Turkish Journal of Medical Sciences




Misoprostol (Cytotec, Searle, England), a prostaglandin E1 analogue, is indicated for protection of peptic disease induced by cyclo-oxygenase inhibitors. Since vaginal bleeding was reported during misoprostol use previously, we hypothesized that misoprostol might cause endometrial stimulation. Therefore, we investigated the effects of misoprostol on the endometrium of ovariectomized (OVX) rats to investigate any endometrial changes. Thirty-two, four month-old, parous female Sprague-Dawley rats were used in this study. All rats underwent ovariectomy at the beginning of the study. Sixty days after the ovariectomy six rats were sacrificed to remove the uterus and the remaining 26 rats were divided into three groups. Group I (six rats) was treated with vehicle (1 cc of distilled water orally) for 60 days. Groups II and III (ten rats each) were treated with oral 100 and 200 mg/day misoprostol, respectively, for 60 days.
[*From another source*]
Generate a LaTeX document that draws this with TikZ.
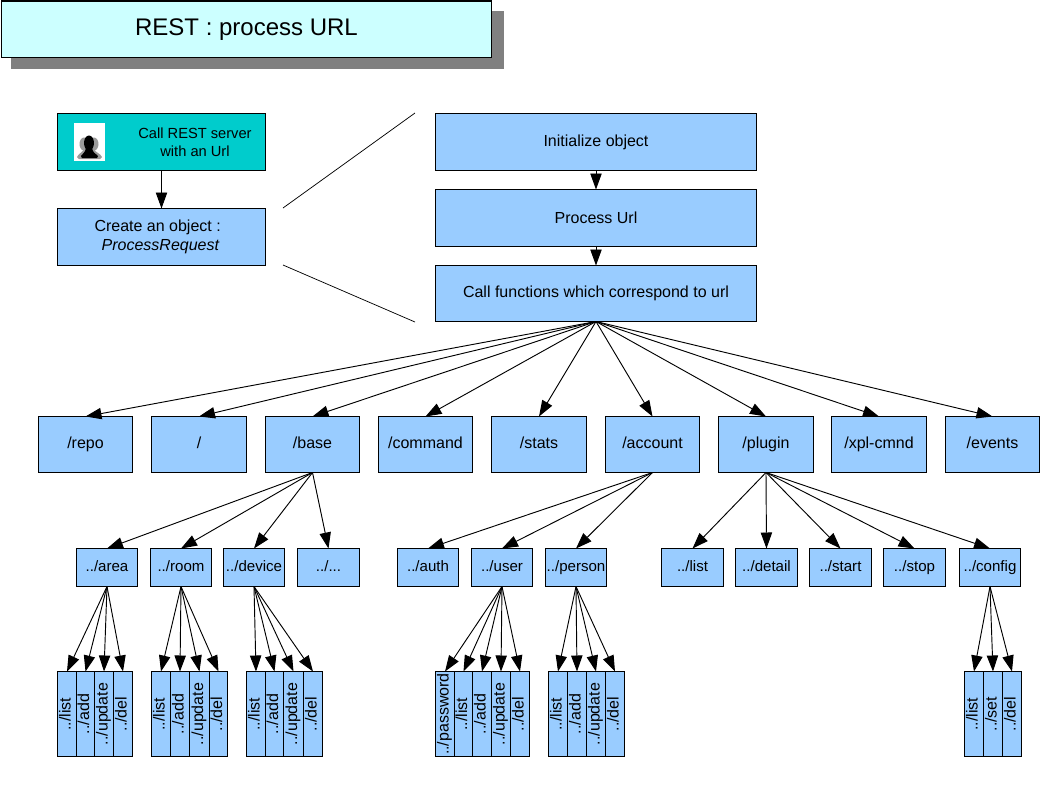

At the end of the treatment laparotomy was performed and the uteri of all the rats were removed. Histopathologic examination of the endometrium 60 days after ovariectomy revealed endometrial atrophy. But after misoprostol administration a minimal endometrial proliferation was encountered regardless of the dose of misoprostol. The present study demonstrated that misoprostol can cause a proliferation in the endometrium after 60 days of administration. Long term studies are needed to evaluate if this proliferation leads to hyperplasia and cancer, especially in postmenopausal women.